Sunday, March 7, 2021

If You Can't Stand Lonesomeness, You Are Doomed to a Life of Misery

 


I've been wanting to use this photo for a long time, but I haven't been able to find the right post for it.  I'm just going to use it today.  I haven't anything to say, really.  Well, I do, but I'll not.  I started writing a post yesterday but today I don't care to finish it.  It is full of tongue-in-cheek pedantry because I fear I am no expert about what I wrote.  I just go along opining about morals and moral codes and "the unexamined life," and moral certitude or the lack thereof.  It is the sort of thing that sounds wonderful when you are writing it and is horrible when read.  I should write all my posts the day before I post them.  But no, that would be no good for everything would be deleted and there would be no blog.  

And wouldn't that be sad?

I just wrote some more shite that I have deleted.  I can't get going today.  I ate a piece of gummy candy last night on top of my usual cocktail(s) and woke up very, very late.  Being narcotized is always appealing until you need to think at which point you try to ponder getting sober for awhile.  I attribute the fault, however, to reading Gerald Murnane's "The Prairie." I didn't read it all.  I stopped short.  I was bored after about 35 pages.  He is supposedly a literary treasure, Australia's greatest writer, and perhaps he is.  I am willing to assume responsibility for being a poor reader.  Thirty-five pages, though, left me feeling empty and dead.  Now that I think about it, maybe he is Australia's Beckett.  There seems to be a tedious absurdity to what I was reading.  Q recommended the book.  I will give him benefit of the doubt.  

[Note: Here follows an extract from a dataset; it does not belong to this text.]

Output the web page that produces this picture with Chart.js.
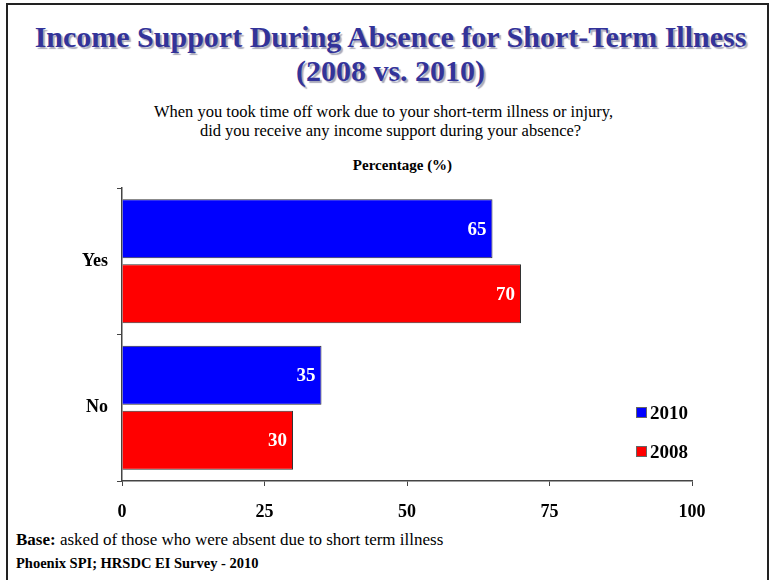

After that, the day was a wash.  I slept a lot, didn't exercise, and even skipped going to see my mother.  I went to Whole Foods and got a hanger steak, a big red potato, some thick asparagus, and a bunch of fresh baked flourless chocolate cookies.  A trip to the liquor store for some wine and whiskey, and home again, home again. . .  The food went on the grill.  I opened the wine and nibbled a gummy.  The sun was setting and the air was cooling.  I overcooked the steak a bit, but otherwise everything was good.  Some scotch and another nibble, and I settled down on the couch in front of the television.  I like stupid things, I guess, especially after reading Murnane.  

I got really stupid.  

I read an article this morning about people who have stayed home during the pandemic, people like me, I believe.  There are many who haven't.  Those of us who have, however, seem to be finding little reason to leave the house now.  Many of the inconveniences of pandemic life now seem bonuses.  Curbside pickup and delivery services, for instance.  Untucked shirts and stretchy pants.  Binge-worthy t.v. 

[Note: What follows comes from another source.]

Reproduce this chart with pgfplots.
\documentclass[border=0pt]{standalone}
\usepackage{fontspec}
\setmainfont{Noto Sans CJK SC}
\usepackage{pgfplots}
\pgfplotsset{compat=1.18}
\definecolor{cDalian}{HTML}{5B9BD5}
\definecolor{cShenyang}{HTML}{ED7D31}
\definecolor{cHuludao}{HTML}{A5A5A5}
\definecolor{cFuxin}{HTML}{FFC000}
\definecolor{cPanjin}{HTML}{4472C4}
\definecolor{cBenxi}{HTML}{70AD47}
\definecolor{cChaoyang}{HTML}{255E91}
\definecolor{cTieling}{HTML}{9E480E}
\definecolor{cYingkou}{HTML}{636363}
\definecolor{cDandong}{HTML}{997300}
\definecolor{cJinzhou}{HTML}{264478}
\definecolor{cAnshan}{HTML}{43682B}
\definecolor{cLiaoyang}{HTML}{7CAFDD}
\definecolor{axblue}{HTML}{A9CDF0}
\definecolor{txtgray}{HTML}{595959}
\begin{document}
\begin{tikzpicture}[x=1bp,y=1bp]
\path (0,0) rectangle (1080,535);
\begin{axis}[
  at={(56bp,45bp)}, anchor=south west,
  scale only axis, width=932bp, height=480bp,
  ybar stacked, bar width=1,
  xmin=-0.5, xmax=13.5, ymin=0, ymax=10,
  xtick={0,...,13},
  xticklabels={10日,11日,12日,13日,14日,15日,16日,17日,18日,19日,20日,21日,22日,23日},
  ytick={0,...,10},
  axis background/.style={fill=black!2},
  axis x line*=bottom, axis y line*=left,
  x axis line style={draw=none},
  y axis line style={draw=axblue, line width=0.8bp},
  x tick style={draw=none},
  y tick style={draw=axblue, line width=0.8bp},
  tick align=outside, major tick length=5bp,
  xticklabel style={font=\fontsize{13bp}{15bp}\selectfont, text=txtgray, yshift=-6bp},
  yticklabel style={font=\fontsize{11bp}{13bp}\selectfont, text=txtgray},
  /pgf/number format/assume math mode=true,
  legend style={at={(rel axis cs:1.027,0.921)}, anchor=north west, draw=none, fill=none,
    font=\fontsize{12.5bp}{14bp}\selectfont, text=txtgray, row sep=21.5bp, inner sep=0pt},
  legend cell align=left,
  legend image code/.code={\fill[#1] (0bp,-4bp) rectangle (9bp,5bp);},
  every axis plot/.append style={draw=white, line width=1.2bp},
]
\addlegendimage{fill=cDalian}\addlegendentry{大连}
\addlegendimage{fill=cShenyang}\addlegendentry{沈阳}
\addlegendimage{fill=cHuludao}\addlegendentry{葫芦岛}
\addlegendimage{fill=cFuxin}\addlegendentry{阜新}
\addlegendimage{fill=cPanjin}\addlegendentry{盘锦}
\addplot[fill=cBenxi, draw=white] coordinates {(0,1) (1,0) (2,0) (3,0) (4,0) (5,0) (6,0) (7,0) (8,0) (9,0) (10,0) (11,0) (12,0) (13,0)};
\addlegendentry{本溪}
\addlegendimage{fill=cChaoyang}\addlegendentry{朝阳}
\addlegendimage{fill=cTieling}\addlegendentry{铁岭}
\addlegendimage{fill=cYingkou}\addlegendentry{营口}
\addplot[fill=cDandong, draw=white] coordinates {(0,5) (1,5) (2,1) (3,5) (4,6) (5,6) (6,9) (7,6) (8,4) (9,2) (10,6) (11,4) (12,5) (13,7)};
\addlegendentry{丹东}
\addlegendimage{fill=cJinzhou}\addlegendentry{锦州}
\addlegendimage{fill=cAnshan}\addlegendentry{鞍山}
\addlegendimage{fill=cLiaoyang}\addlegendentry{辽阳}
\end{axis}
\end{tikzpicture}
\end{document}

Oh, I will get out.  I know I will.  I can't deny the world the pleasures of my company forever.  But as the song goes, there is nothing that competes with habit.  

I just glanced at the top of the page.  The title is left over from what I was writing last night.  It still seems to work.  I will leave it.  

But how about that photo, eh?  I'll leave it, too.  They were awfully good sports.